**TASK BRIEF**. Search the records for "React" and copy each line that holds it.

**ENTRIES PROVIDED**.
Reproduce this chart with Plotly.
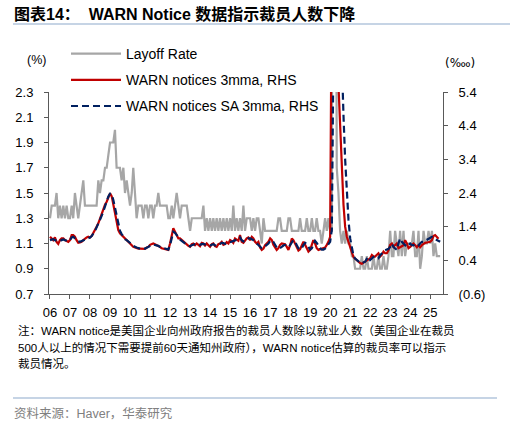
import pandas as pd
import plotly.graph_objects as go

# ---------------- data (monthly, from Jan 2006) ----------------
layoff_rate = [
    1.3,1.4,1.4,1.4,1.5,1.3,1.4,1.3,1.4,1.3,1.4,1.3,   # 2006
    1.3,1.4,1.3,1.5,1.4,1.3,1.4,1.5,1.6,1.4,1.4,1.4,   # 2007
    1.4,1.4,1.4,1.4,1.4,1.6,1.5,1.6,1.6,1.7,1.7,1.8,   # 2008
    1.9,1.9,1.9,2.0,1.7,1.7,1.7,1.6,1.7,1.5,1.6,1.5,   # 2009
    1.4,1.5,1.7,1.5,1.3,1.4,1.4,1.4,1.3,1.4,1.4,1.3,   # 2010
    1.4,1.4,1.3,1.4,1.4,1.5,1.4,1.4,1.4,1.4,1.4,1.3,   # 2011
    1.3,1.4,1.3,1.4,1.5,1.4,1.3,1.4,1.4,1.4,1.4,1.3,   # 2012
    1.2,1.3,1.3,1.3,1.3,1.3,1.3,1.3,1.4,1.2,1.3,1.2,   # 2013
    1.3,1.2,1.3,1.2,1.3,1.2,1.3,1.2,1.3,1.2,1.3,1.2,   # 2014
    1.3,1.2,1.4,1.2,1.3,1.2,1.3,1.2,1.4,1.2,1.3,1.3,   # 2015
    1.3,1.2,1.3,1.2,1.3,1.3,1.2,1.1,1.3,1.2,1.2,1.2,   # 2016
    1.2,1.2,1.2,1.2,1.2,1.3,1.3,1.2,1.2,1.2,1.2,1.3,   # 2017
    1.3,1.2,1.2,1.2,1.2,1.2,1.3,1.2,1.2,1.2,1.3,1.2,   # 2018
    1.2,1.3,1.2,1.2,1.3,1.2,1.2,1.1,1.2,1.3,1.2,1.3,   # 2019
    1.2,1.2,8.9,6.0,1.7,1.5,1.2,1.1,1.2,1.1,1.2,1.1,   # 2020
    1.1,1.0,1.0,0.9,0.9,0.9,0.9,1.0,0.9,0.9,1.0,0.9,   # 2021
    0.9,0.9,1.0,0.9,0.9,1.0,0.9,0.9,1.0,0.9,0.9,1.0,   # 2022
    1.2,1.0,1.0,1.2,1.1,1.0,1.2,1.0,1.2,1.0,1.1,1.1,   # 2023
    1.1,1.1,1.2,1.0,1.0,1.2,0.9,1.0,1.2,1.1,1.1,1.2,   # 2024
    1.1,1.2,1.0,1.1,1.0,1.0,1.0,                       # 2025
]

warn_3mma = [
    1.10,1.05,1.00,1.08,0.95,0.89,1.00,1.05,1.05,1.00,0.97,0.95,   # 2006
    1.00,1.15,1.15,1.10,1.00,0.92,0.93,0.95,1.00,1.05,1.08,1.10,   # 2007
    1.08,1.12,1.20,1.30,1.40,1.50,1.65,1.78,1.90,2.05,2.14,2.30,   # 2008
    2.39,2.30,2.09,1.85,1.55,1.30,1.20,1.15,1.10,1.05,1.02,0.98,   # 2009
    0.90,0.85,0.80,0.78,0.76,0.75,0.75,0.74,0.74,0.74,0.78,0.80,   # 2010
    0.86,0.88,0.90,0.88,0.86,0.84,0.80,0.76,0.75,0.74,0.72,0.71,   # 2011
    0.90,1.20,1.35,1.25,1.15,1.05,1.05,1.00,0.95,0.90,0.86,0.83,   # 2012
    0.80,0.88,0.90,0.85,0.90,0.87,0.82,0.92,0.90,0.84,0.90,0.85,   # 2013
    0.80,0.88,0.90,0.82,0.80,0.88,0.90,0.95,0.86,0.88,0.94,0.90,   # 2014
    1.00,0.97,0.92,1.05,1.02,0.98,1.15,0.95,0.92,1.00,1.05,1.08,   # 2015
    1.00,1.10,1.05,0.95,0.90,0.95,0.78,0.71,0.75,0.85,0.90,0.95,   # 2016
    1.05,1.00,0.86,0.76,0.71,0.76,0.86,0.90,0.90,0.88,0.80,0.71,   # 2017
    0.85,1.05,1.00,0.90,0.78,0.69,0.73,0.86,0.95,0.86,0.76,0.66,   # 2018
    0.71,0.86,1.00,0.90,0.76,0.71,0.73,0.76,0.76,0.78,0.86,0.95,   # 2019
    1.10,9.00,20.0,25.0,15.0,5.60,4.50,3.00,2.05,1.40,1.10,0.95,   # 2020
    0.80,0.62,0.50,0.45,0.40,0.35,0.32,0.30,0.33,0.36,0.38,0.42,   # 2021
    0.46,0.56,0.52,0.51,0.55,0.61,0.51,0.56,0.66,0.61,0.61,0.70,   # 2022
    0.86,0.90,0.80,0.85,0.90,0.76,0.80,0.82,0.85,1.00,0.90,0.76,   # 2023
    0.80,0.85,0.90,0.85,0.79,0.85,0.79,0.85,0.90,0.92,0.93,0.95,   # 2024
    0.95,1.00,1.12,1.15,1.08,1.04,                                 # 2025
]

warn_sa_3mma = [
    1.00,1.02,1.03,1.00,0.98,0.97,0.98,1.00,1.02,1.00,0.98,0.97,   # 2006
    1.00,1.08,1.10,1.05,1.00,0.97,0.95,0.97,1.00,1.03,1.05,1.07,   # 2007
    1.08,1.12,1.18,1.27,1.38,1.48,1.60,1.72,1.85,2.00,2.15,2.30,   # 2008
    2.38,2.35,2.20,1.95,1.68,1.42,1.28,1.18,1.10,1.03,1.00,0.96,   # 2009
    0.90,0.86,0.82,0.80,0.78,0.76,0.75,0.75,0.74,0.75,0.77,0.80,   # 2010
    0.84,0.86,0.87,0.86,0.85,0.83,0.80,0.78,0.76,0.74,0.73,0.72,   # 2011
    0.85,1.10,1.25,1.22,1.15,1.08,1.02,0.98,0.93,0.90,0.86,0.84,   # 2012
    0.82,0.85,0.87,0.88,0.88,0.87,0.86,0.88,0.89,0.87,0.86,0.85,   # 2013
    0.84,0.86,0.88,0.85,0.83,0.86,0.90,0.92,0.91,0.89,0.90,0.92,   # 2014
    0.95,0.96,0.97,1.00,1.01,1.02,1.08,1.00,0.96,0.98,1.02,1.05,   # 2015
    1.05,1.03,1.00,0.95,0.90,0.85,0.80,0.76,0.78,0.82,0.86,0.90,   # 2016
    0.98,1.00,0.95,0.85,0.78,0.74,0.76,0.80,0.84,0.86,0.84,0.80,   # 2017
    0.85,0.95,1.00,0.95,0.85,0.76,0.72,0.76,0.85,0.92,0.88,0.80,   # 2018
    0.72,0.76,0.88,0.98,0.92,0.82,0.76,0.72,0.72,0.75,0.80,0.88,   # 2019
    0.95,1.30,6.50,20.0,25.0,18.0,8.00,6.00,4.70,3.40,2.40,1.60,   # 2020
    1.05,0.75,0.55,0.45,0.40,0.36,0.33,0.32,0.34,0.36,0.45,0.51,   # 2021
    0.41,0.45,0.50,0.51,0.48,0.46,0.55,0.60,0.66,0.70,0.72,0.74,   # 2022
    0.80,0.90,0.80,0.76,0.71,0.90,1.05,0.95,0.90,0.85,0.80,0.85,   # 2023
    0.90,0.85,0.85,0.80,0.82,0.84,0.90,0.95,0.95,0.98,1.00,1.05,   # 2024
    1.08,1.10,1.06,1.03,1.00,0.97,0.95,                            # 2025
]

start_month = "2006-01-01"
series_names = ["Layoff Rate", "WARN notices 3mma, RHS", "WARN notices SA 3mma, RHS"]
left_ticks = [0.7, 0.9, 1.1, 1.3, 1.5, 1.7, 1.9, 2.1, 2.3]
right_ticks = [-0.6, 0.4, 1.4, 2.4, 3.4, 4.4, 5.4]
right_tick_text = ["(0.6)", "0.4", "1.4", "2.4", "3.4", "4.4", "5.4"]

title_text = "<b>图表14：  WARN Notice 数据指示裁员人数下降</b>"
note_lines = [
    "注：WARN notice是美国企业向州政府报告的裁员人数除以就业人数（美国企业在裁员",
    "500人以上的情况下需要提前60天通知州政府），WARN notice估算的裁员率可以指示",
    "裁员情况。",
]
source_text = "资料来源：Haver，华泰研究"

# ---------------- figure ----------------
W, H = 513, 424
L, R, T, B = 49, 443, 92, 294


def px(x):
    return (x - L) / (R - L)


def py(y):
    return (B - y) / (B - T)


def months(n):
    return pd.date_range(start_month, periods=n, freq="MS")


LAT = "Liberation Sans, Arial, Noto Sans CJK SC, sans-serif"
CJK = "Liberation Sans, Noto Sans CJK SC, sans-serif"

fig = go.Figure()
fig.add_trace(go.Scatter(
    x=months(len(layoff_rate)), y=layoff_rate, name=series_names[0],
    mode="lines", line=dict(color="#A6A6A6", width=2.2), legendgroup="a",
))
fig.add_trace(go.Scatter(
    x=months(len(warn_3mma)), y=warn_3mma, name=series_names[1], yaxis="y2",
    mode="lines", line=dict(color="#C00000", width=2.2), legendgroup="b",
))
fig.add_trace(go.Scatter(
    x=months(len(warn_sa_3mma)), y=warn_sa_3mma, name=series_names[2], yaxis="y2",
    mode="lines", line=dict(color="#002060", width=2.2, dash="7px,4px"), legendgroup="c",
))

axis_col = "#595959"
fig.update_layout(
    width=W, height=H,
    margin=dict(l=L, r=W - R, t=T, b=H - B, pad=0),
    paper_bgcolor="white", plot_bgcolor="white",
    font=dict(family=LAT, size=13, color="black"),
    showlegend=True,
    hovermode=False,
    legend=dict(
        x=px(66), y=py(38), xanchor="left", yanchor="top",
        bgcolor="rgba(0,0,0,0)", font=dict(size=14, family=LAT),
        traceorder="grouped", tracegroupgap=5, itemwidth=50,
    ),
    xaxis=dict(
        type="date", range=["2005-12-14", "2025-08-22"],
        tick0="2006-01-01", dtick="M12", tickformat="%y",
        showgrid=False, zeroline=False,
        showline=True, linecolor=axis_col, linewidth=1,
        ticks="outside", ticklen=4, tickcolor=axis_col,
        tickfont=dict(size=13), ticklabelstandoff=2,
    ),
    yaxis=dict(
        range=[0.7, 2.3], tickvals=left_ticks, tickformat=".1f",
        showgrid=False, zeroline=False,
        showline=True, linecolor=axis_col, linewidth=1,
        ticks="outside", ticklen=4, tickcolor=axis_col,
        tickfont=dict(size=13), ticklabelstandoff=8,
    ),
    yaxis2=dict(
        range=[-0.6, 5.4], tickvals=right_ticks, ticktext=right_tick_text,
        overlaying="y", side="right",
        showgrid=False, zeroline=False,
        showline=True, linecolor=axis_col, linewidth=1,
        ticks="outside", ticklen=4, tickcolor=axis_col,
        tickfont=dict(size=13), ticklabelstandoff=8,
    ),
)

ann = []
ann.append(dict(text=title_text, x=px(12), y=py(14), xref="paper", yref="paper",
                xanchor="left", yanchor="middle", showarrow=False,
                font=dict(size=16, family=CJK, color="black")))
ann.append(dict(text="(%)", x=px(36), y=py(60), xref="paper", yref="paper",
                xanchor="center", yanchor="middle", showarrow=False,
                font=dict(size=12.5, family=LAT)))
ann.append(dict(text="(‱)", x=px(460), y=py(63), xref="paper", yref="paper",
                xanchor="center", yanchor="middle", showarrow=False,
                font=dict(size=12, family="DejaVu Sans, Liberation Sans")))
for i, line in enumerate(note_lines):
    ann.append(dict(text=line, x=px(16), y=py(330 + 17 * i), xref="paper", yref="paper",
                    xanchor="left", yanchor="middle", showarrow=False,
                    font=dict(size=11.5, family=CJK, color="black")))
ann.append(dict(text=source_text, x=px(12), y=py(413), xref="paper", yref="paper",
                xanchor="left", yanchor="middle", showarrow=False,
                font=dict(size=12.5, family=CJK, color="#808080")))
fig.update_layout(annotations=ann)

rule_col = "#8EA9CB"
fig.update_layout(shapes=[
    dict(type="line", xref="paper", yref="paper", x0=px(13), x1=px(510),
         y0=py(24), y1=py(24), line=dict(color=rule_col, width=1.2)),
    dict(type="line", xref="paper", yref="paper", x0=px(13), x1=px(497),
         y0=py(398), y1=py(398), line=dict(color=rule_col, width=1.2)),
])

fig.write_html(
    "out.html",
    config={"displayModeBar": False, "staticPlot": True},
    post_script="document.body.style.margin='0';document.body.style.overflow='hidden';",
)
==
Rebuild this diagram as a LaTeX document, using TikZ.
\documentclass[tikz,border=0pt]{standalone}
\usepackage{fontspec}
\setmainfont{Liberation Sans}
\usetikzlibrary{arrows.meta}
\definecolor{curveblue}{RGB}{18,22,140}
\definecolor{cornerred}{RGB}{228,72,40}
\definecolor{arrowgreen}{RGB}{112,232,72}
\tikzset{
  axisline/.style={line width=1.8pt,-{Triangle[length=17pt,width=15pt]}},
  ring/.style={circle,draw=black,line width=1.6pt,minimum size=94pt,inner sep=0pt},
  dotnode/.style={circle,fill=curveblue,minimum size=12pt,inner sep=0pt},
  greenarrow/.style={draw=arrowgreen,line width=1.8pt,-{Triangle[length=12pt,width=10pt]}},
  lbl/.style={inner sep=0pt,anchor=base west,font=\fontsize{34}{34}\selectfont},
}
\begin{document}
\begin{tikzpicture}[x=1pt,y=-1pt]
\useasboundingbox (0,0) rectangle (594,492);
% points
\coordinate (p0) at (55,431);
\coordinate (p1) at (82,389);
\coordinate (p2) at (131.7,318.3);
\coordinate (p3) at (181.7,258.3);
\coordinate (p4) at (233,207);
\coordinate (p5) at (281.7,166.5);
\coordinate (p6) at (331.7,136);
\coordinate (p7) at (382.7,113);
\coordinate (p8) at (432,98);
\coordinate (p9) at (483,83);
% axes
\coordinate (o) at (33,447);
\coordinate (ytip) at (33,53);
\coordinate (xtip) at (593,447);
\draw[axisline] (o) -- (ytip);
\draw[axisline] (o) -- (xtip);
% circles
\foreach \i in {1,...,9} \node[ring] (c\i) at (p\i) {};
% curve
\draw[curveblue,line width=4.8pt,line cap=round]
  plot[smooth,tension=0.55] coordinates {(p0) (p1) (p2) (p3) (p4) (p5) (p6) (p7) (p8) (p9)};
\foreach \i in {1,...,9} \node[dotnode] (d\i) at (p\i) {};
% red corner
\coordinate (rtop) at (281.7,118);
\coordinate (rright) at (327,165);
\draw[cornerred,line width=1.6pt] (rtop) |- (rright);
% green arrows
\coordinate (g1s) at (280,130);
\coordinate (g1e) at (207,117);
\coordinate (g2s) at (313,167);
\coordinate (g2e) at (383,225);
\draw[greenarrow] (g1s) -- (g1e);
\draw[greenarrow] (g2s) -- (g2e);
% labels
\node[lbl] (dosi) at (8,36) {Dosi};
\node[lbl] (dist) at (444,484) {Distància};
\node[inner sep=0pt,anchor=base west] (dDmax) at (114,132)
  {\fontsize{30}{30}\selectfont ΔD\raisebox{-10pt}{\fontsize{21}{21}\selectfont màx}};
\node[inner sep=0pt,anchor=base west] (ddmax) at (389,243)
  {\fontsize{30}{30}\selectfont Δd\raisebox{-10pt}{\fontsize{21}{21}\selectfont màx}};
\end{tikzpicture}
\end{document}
* * *
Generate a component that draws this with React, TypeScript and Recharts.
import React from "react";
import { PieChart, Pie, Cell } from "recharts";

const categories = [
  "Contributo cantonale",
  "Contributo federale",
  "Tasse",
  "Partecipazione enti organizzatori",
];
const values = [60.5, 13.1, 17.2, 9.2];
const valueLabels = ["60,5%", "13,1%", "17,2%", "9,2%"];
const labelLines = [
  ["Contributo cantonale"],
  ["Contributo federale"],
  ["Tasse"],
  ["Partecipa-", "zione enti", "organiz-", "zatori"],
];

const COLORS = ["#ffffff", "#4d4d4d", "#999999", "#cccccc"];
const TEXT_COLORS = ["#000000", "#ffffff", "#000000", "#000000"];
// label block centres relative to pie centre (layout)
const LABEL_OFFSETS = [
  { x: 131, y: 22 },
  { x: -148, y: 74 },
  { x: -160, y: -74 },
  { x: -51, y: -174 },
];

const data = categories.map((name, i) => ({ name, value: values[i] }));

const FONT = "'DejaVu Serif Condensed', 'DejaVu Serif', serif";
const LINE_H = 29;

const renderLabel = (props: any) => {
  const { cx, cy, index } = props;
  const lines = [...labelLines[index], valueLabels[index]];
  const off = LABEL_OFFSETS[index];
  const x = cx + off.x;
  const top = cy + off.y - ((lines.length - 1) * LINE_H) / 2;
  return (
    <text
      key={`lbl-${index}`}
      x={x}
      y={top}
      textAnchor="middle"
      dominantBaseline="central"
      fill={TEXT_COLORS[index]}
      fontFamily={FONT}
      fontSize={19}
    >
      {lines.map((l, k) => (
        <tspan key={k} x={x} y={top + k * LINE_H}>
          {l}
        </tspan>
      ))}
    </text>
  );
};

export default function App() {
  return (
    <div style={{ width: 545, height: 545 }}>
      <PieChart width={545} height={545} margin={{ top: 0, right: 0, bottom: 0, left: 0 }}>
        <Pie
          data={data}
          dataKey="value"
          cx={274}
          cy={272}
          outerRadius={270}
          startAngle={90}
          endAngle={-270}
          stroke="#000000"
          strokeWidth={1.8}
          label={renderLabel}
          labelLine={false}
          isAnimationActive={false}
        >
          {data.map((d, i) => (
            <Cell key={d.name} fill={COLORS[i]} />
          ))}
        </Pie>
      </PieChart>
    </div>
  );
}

**RESPONSE TO THE TASK**.
Generate a component that draws this with React, TypeScript and Recharts.
import React from "react";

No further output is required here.